About 65 million years ago, Jupiter and its anonymous teammate played a caustic game of pinball with an asteroid.
Jupiter acted first. It perturbed the asteroid’s orbit, hurdling the latter toward the second player, who then deflected it toward Earth.
The asteroid crossed Earth’s orbit, weaved its way through the Asteroid Belt and struck the Yucatan peninsula.
Ash usurped the sky, stealing sunlight from the earth.
That’s Dale Russell’s theory, anyway.
And the coordinator of the Dinosaur Research Center and visiting professor in marine, earth and atmospheric sciences said he risked his career and reputation within the scientific community to assert it.
All that’s left in the 21st century, he said, is a thin film of ash, some carbon and fossilized relics — a few of which now reside in the N.C. Museum of Natural Science’s exhibit, “Dinosaurs: Ancient Fossils, New Discoveries.” The exhibit is scheduled to visit five museums across the country. The impact triggered a substantial displacement of energy that elicited a series of tidal waves and searing ocean temperatures, among other effects.
“It was a catastrophe,” Russell said. “Plants became extinct. Dinosaurs utterly vanished.”
And now, some of those same towering animals that once reigned supreme — the Styracosaurus albertensis, Achelousaurus horneri and Centrosaurus apertus — exist only as skeletons, their heads hovering over groups of second-graders and dinosaur aficionados.
“Dinosaur skeletons are not common,” he said. “That’s why there’s a big to-do when you find a new dinosaur or new fossils.”
But this exhibit isn’t just a collection of bones. Every model, diorama and fossil highlights current research on dinosaurs, according to Betsy Bennett, director of the museum.
“Each specimen is here for telling a specific story on research,” she said.
And this research isn’t limited to facts and figures.
A robotic skeleton of a Tyrannosaurus rex walks in place to demonstrate how his real-life predecessors traveled. Its feet step gingerly onto black tile, its head nods up and down and its tail swings left to right.
A “thoroughly modern” steel Apatosaurus skeleton, its head looming over visitors, attempts to reach the ceiling.
Behind it, on three video screens, this same dinosaur morphs, muscle upon muscle, into a life-like portrait of its ancestor.
And this is only the beginning of the exhibit.

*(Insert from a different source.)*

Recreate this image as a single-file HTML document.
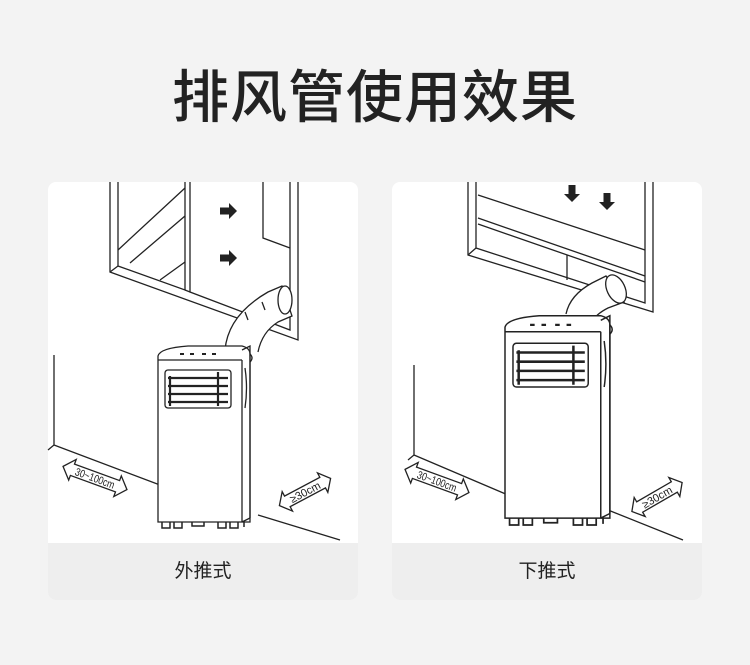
<!DOCTYPE html>
<html><head><meta charset="utf-8"><style>
html,body{margin:0;padding:0;background:#f3f3f3;}
body{width:750px;height:665px;position:relative;overflow:hidden;font-family:"Liberation Sans","Noto Sans CJK SC",sans-serif;}
.title{position:absolute;left:0;top:52px;width:750px;text-align:center;font-size:57px;color:#222;letter-spacing:1px;font-weight:500;}
.card{position:absolute;top:182px;width:310px;height:418px;background:#fff;border-radius:8px;overflow:hidden;}
.strip{position:absolute;left:0;bottom:0;width:100%;height:57px;background:#eeeeee;text-align:center;line-height:57px;font-size:19px;color:#222;}
svg{position:absolute;left:0;top:0;}
</style></head><body>
<div class="title">排风管使用效果</div>

<div class="card" style="left:48px;"><div class="strip">外推式</div></div>
<div class="card" style="left:392px;"><div class="strip">下推式</div></div>

<svg width="750" height="665" viewBox="0 0 750 665" fill="none" stroke="#222" stroke-width="1.3">
<defs>
<g id="unit">
 <path d="M0 8 Q2 0 30 -2 L84 -2 Q92 0 92 6 L92 174 L0 174 Z" fill="#fff"/>
 <path d="M0 12 L84 12 M84 12 L84 174 M84 174 L92 170 M92 6 Q96 10 92 14" />
 <path d="M84 2 L92 -2 L92 170"/>
 <path d="M87 20 Q90 40 87 60" />
 <rect x="7" y="22" width="66" height="38" rx="3"/>
 <path d="M10 30 H70 M10 38 H70 M10 46 H70 M10 54 H70 M60 24 V58 M12 28 V58" stroke-width="2.2"/>
 <path d="M22 6 h4 M32 6 h4 M44 6 h4 M54 6 h4" stroke-width="2"/>
 <path d="M4 174 v6 h8 v-6 M16 174 v6 h8 v-6 M34 174 v4 h12 v-4 M60 174 v6 h8 v-6 M72 174 v6 h8 v-6 M86 174 v5" stroke-width="1.5"/>
</g>
<g id="arrowR"><path d="M0 -3.5 L9 -3.5 L9 -8 L17 0 L9 8 L9 3.5 L0 3.5 Z" fill="#222" stroke="none"/></g>
<g id="dimL">
 <path d="M-34 0 L-24 -11 L-24 -6 L24 -6 L24 -11 L34 0 L24 11 L24 6 L-24 6 L-24 11 Z" fill="#fff"/>
</g>
<g id="dimS">
 <path d="M-29 0 L-20 -11 L-20 -6 L20 -6 L20 -11 L29 0 L20 11 L20 6 L-20 6 L-20 11 Z" fill="#fff"/>
</g>
</defs>

<!-- LEFT SCENE -->
<path d="M110 182 V272 L298 340 V182"/>
<path d="M118 182 V266 L185 290 V182 M190 182 V292 L290 330 V182"/>
<path d="M110 272 L118 266 M185 290 L190 292"/>
<path d="M118 250 L185 188 M130 263 L185 216 M160 280 L185 262"/>
<path d="M263 182 V238 L290 248"/>
<use href="#arrowR" x="220" y="211"/>
<use href="#arrowR" x="220" y="258"/>
<!-- hose -->
<path d="M225 350 Q228 315 268 292 L282 286 L292 316 L278 322 Q262 332 258 352" fill="#fff"/>
<ellipse cx="285" cy="300" rx="7" ry="14" fill="#fff"/>
<path d="M245 312 l3 8 M262 302 l3 8"/>
<!-- wall -->
<path d="M54 355 V445 L48 450 M54 445 L160 485"/>
<path d="M258 515 L340 540"/>
<use href="#unit" transform="translate(158,348)"/>
<g transform="translate(95,478) rotate(20)">
 <use href="#dimL"/>
 <text x="0" y="4" font-size="11" fill="#222" stroke="none" text-anchor="middle" transform="scale(0.8,1)">30~100cm</text>
</g>
<g transform="translate(305,492) rotate(-28)">
 <use href="#dimS"/>
 <text x="0" y="4" font-size="11" fill="#222" stroke="none" text-anchor="middle">≥30cm</text>
</g>

<!-- RIGHT SCENE -->
<path d="M468 182 V255 L653 312 V182"/>
<path d="M476 182 V248 L645 303 V182"/>
<path d="M478 195 L645 250 M478 218 L645 276 M478 224 L645 282"/>
<path d="M567 255 V280"/>
<path d="M468 255 L476 248"/>
<g transform="translate(572,185) rotate(90)"><use href="#arrowR"/></g>
<g transform="translate(607,193) rotate(90)"><use href="#arrowR"/></g>
<!-- hose -->
<path d="M566 314 Q570 295 592 283 L606 276 L624 302 L608 308 Q596 314 592 322" fill="#fff"/>
<ellipse cx="616" cy="289" rx="9" ry="15" transform="rotate(-25 616 289)" fill="#fff"/>
<path d="M414 365 V455 L408 460 M414 455 L508 495"/>
<path d="M608 510 L683 540"/>
<use href="#unit" transform="translate(505,318) scale(1.14,1.15)"/>
<g transform="translate(437,481) rotate(20)">
 <use href="#dimL"/>
 <text x="0" y="4" font-size="11" fill="#222" stroke="none" text-anchor="middle" transform="scale(0.8,1)">30~100cm</text>
</g>
<g transform="translate(657,497) rotate(-30)">
 <use href="#dimS"/>
 <text x="0" y="4" font-size="11" fill="#222" stroke="none" text-anchor="middle">≥30cm</text>
</g>
</svg>
</body></html>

Toward the end, the exhibit delves into prehistoric feathered dinosaurs, underwater mammals, the three prevalent theories of extinction and the animals that survived.
This last point is imperative, according to Julia Clarke, research curator of paleontology and assistant professor of marine, earth and atmospheric sciences.
“Dinosaurs didn’t go extinct,” she said. “Not everything disappeared 65 million years ago. It’s neat to be able to bring [these facts] to those who still haven’t been able to see all the evidence that birds are living dinosaurs.”
For those who have yet to come across this knowledge, she said, all they need to do is look toward the sky.
But this species may not be flying among the clouds for much longer.
“Some people have argued that the second mass extinction of dinosaurs [birds] is right now,” she said, “and it’s human-induced.”
This is the first time the exhibit has visited the Southeast. Clarke said she hopes will enlighten both children and adults to the research on and discoveries about dinosaurs and the prehistoric world that existed millions of years ago.
“It’s fantastic that the museum is one of a very small number of major partner museums,” she said. “It really highlights the strength in paleontology at N.C. State, which is continuing to develop very well.”
These dinosaurs, she said, are the bridge to learning more about paleontology.
“Not only hearing about it in the classrooms or in the library, we’re bringing it to the public,” Clarke said. “We might, hopefully, be able to inspire the next generation of North Carolina paleontologists.”
And what might inspire this next generation — the models and animations —is developed and assembled using the same modern technology, such as computer programs and software, that are essential to other, more common professions, according to Vince Schneider, the museum’s curator of paleontology.
“You can see this model of how a dinosaur walks,” he said. “You can see how we’re using technology today to look at old fossils and bones and bring them back to life,” said Schneider.